Aim
Leaving the pictures aside, transcribe every line below exactly.
--- start ---
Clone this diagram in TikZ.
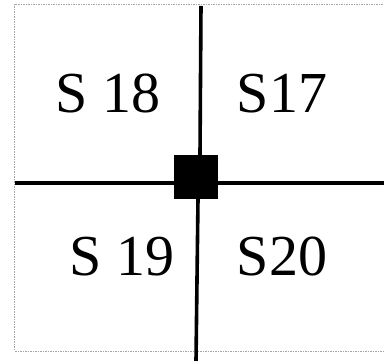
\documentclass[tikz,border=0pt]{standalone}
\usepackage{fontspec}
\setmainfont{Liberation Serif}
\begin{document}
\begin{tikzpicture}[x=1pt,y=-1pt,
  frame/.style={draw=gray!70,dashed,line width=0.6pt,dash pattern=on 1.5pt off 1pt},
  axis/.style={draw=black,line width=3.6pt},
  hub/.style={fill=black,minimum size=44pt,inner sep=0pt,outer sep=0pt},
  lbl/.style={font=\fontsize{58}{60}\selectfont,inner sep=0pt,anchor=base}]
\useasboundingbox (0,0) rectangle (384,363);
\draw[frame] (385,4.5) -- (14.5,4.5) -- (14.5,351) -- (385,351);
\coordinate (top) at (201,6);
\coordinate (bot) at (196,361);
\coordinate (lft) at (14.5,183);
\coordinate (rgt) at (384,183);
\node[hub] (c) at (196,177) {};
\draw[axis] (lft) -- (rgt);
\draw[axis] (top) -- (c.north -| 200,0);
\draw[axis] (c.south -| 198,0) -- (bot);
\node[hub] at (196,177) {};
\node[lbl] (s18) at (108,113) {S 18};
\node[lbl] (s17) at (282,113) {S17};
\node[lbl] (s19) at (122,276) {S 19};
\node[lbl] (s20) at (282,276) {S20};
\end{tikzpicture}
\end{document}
--- end ---
Final result
Clone this diagram in TikZ.
\documentclass[tikz,border=0pt]{standalone}
\usepackage{fontspec}
\setmainfont{Liberation Serif}
\begin{document}
\begin{tikzpicture}[x=1pt,y=-1pt,
  frame/.style={draw=gray!70,dashed,line width=0.6pt,dash pattern=on 1.5pt off 1pt},
  axis/.style={draw=black,line width=3.6pt},
  hub/.style={fill=black,minimum size=44pt,inner sep=0pt,outer sep=0pt},
  lbl/.style={font=\fontsize{58}{60}\selectfont,inner sep=0pt,anchor=base}]
\useasboundingbox (0,0) rectangle (384,363);
\draw[frame] (385,4.5) -- (14.5,4.5) -- (14.5,351) -- (385,351);
\coordinate (top) at (201,6);
\coordinate (bot) at (196,361);
\coordinate (lft) at (14.5,183);
\coordinate (rgt) at (384,183);
\node[hub] (c) at (196,177) {};
\draw[axis] (lft) -- (rgt);
\draw[axis] (top) -- (c.north -| 200,0);
\draw[axis] (c.south -| 198,0) -- (bot);
\node[hub] at (196,177) {};
\node[lbl] (s18) at (108,113) {S 18};
\node[lbl] (s17) at (282,113) {S17};
\node[lbl] (s19) at (122,276) {S 19};
\node[lbl] (s20) at (282,276) {S20};
\end{tikzpicture}
\end{document}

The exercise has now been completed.